Saved entries:
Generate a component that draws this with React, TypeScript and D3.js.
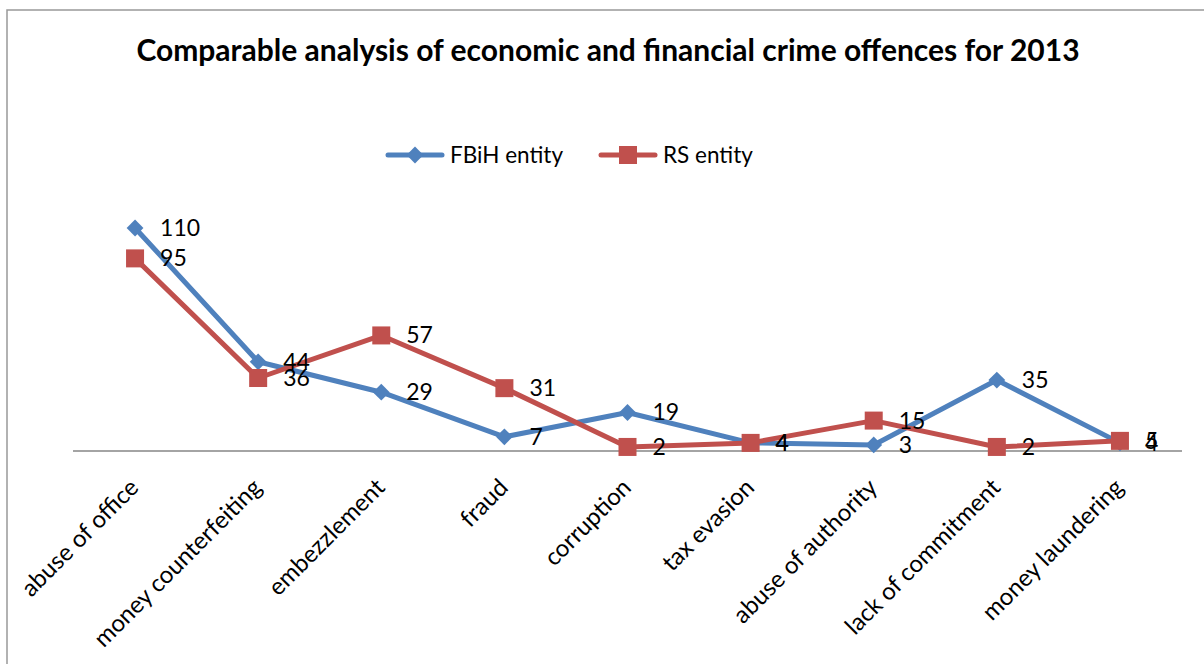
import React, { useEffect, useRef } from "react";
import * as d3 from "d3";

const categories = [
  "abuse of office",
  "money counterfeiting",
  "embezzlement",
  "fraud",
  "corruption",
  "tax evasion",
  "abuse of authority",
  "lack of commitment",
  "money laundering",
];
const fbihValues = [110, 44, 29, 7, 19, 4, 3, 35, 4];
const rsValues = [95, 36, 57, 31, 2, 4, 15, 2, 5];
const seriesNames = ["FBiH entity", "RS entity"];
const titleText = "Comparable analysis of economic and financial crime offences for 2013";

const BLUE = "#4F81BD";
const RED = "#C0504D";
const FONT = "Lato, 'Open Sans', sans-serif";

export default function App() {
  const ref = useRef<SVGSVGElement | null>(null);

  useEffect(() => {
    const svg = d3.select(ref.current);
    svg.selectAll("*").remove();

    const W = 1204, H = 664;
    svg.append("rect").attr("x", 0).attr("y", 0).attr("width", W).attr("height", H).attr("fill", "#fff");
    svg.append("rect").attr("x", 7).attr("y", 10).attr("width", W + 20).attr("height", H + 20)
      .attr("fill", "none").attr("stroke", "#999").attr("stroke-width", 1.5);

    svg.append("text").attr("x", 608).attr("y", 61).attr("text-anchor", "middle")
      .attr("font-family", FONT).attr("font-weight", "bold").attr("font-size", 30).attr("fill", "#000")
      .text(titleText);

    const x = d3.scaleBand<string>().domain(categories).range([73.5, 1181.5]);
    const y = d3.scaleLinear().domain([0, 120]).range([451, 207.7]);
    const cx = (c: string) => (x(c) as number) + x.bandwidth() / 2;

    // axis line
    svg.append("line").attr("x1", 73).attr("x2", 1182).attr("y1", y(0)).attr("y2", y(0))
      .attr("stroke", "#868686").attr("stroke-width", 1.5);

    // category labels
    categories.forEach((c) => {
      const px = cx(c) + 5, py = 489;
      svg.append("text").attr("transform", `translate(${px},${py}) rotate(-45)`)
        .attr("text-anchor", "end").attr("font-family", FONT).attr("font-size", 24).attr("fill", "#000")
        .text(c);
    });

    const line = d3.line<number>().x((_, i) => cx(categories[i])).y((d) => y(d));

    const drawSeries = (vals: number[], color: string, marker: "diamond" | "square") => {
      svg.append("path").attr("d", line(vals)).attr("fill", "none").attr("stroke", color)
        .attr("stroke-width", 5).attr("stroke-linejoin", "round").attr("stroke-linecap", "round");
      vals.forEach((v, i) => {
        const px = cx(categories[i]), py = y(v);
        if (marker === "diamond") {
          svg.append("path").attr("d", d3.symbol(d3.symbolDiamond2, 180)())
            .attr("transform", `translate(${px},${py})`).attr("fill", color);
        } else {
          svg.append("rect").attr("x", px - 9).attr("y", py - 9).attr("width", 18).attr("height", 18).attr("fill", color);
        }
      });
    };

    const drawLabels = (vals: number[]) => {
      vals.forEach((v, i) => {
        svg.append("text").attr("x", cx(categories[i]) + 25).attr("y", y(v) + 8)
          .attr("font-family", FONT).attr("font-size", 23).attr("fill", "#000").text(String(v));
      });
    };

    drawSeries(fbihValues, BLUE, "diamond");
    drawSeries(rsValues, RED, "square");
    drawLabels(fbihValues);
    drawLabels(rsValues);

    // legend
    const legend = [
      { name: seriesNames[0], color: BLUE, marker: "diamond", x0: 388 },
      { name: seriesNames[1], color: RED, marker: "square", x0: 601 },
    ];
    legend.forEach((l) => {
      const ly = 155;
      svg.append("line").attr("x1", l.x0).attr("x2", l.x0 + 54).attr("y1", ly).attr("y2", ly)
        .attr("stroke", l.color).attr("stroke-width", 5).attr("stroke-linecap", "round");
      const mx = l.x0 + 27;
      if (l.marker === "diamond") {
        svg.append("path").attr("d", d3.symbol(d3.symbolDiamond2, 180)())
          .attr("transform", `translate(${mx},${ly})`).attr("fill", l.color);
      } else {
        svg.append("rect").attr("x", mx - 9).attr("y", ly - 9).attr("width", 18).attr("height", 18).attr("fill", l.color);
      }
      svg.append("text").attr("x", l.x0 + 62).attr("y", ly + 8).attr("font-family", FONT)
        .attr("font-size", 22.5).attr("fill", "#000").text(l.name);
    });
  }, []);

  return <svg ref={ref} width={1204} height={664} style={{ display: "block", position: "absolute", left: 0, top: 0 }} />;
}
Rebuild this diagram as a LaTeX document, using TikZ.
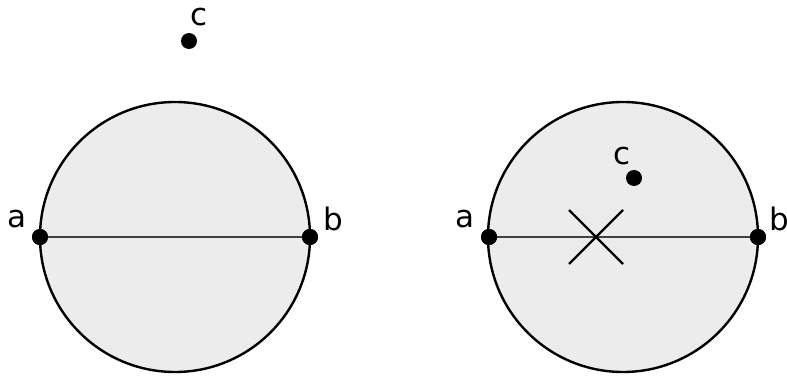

§ **AIM**: Pull every line containing the word "this" out of the material.

§ **FULL ANSWER**:
Generate a component that draws this with React, TypeScript and D3.js.
Rebuild this diagram as a LaTeX document, using TikZ.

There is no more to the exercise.